Unfortunately, half-way through the plot, the reset button is kind of clicked, which results in a massive re-thread of all the dungeons previously visited. Although I realise that this is a budget title, there definitely is a lack of variety when it comes to places to visit (even with the bonus free DLC areas).

Visually, Advent Dark Force definitely fails to shake off its dated origins. Since most JRPGs, in general, tend to not be very graphically impressive, a PS4 update of a late PS3 release will definitely not catch anyone’s attention. This is especially apparent when it comes to the attention to detail given to the environments within dungeons, where most of your gameplay hours will be spent. The flat backgrounds never manage to feel alive, or even interesting.

Fairy Fencer F 4

The ripped-from-anime character designs and synth-heavy soundtrack fare a bit better, although they do not offer anything new to the genre. Graphically, the bosses are often the highlight, with a variety of mecha, demons and other “Fencers” that are not only fascinatingly complex but can also effectively convey the back-story of that particular character with a mere glance at their design.

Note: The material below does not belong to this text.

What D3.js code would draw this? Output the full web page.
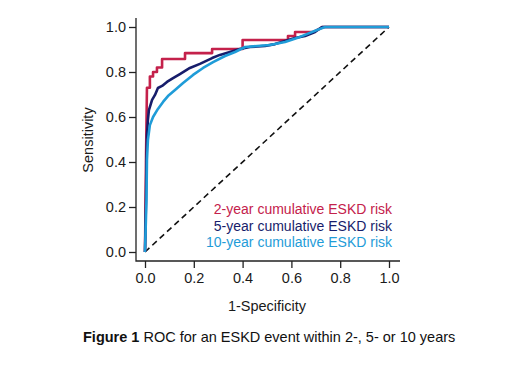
<!DOCTYPE html>
<html lang="en">
<head>
<meta charset="UTF-8">
<title>ROC ESKD</title>
<script src="https://d3js.org/d3.v7.min.js"></script>
<style>
  body { margin: 0; background: #fff; }
  text { font-family: Arial, "Liberation Sans", sans-serif; }
</style>
</head>
<body>
<svg width="520" height="390"></svg>
<script>
// [1-specificity, sensitivity]
const roc2yr = [[0,0],[0.004,0.40],[0.008,0.73],[0.02,0.73],[0.02,0.78],[0.033,0.78],[0.033,0.80],
  [0.049,0.80],[0.049,0.82],[0.07,0.82],[0.07,0.858],[0.164,0.858],[0.164,0.884],[0.275,0.884],
  [0.275,0.902],[0.4,0.902],[0.4,0.942],[0.586,0.942],[0.586,0.96],[0.615,0.96],[0.615,0.978],
  [0.69,0.978],[0.73,1],[1,1]];
const roc5yr = [[0,0],[0.004,0.231],[0.006,0.409],[0.008,0.52],[0.012,0.587],[0.016,0.631],
  [0.029,0.676],[0.041,0.698],[0.053,0.729],[0.07,0.738],[0.09,0.756],[0.115,0.773],[0.143,0.791],
  [0.184,0.818],[0.225,0.836],[0.275,0.862],[0.307,0.876],[0.348,0.889],[0.389,0.902],[0.43,0.911],
  [0.492,0.916],[0.533,0.924],[0.574,0.938],[0.615,0.951],[0.656,0.96],[0.697,0.978],[0.725,1],[1,1]];
const roc10yr = [[0,0],[0.006,0.231],[0.008,0.409],[0.012,0.498],[0.02,0.564],[0.033,0.6],
  [0.053,0.636],[0.074,0.667],[0.094,0.693],[0.123,0.72],[0.156,0.751],[0.197,0.787],[0.238,0.818],
  [0.279,0.844],[0.328,0.871],[0.369,0.889],[0.41,0.911],[0.512,0.92],[0.574,0.933],[0.635,0.956],
  [0.705,0.987],[0.738,1],[1,1]];
const seriesNames = ["2-year cumulative ESKD risk", "5-year cumulative ESKD risk", "10-year cumulative ESKD risk"];
const ticks = [0, 0.2, 0.4, 0.6, 0.8, 1.0];

const colors = ["#c4214b", "#171d6b", "#1f9cd8"];
const svg = d3.select("svg");

const x = d3.scaleLinear().domain([0, 1]).range([145, 389]);
const y = d3.scaleLinear().domain([0, 1]).range([252, 27]);
const axX = 136, axY = 261;

// axes (offset from the data area)
const yAxis = svg.append("g")
  .attr("transform", `translate(${axX},0)`)
  .call(d3.axisLeft(y).tickValues(ticks).tickFormat(d3.format(".1f")).tickSize(7).tickPadding(3));
const xAxis = svg.append("g")
  .attr("transform", `translate(0,${axY})`)
  .call(d3.axisBottom(x).tickValues(ticks).tickFormat(d3.format(".1f")).tickSize(7).tickPadding(5));
[yAxis, xAxis].forEach(g => {
  g.select(".domain").remove();
  g.selectAll("line").attr("stroke", "#222").attr("stroke-width", 1.3);
  g.selectAll("text").attr("fill", "#1a1a1a").style("font-size", "14.5px");
});
svg.append("path")
  .attr("d", `M${axX},18V${axY}H400`)
  .attr("fill", "none").attr("stroke", "#222").attr("stroke-width", 1.3);

// chance line
svg.append("line")
  .attr("x1", x(0)).attr("y1", y(0)).attr("x2", x(1)).attr("y2", y(1))
  .attr("stroke", "#111").attr("stroke-width", 1.6).attr("stroke-dasharray", "6,4");

const line = d3.line().x(d => x(d[0])).y(d => y(d[1]));
[roc2yr, roc5yr, roc10yr].forEach((s, i) => {
  svg.append("path").datum(s)
    .attr("d", line)
    .attr("fill", "none")
    .attr("stroke", colors[i])
    .attr("stroke-width", 2.6)
    .attr("stroke-linejoin", "round");
});

// legend
seriesNames.forEach((n, i) => {
  svg.append("text")
    .attr("x", 392).attr("y", 214 + i * 16.5)
    .attr("text-anchor", "end")
    .attr("fill", colors[i])
    .style("font-size", "14px")
    .text(n);
});

// axis titles
svg.append("text")
  .attr("transform", "translate(93,140) rotate(-90)")
  .attr("text-anchor", "middle").attr("fill", "#1a1a1a")
  .style("font-size", "14.5px")
  .text("Sensitivity");
svg.append("text")
  .attr("x", 267).attr("y", 311)
  .attr("text-anchor", "middle").attr("fill", "#1a1a1a")
  .style("font-size", "14.5px")
  .text("1-Specificity");

// caption
const cap = svg.append("text")
  .attr("x", 83).attr("y", 342)
  .attr("fill", "#111")
  .style("font-size", "14.5px");
cap.append("tspan").attr("font-weight", "bold").text("Figure 1");
cap.append("tspan").text(" ROC for an ESKD event within 2-, 5- or 10 years");
</script>
</body>
</html>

Gameplay wise, Fairy Fencer F offers a turn-based system that can field up to six player control characters. Nearly a carbon copy of Neptunia‘s system, players equip combo, skills and magic attacks (requiring SP) which can be used on a variety of enemies. During a battle, a blue circle forms which limit how far a character can travel. Within that area, the player can freely run around and plan who to attack (or wait, which pushes the turn down a slot).

Each character can not only fuse with their fairy to form a strong combined version but also has a special ability that only they can use. For example, Fang’s “serious face” boosts his attacks by 1.5, while also draining 30 SP per attack. These abilities always come with a risk/reward system, adding a level of strategy. There is also the Avalanche Attack, triggering a massive string of combos using the entire party after the guard of an enemy is broken.

The system works really well, to be honest. Battles fly by (especially since everything can be skipped with L2) and the flashy skill/magic attacks are a lot of fun to pull off. This is further enhanced by the grinding system implemented, where every single battle leads to genuine rewards. Characters do not level up just with experience but gain “Weapon Points” to be used to extend their combo count, unlock new skills and attacks, and level up certain stats like Physical Attack and Range of attack.  Even the special abilities can be leveled up using this method.

Every single fight rewards WP, even when squashing severely under-powered bugs while searching for some random loot to complete a side quest. Nothing is pointless, and these trickle down at a fast enough rate to be worth the effort but are not quite as overabundant to require no grinding.

Beyond that, Challenges (Example: Jump 10 times as Fang) award small boosts to stats not upgradable via “Weapon Points”. It is damn near impossible that someone spends even 10 minutes playing Fairy Fencer F: Advent Dark Force without being rewarded with some stat boost.

Fairy Fencer F 3-min


Obviously, no RPG would be complete without some customisation options. Weapons can not be changed (although each character has four version of their weapon) but the extra “Fury” assigned to that weapon can be. These cards not only level up to 10 but provide unique benefits and stat upgrades. On harder difficulties, matching the right “Fury” with the right “Fencer” is a must. New armor/accessories can also be bought/discovered.

Considering all that it has to offer, Fairy Fencer F: Advent Dark Force is probably the best JRPG currently available on the PS4 (although stiff competition is incoming). A loveable cast, fun gameplay, and an addictive reward system aid the often meandering story, although it can’t help but show its last-gen roots. Despite their reputation, Compile Heart continue to deliver solid games. I just hope they catch up to the demands of the current generation before too long.

Fairy Fencer F: Advent Dark Force is available on PS4.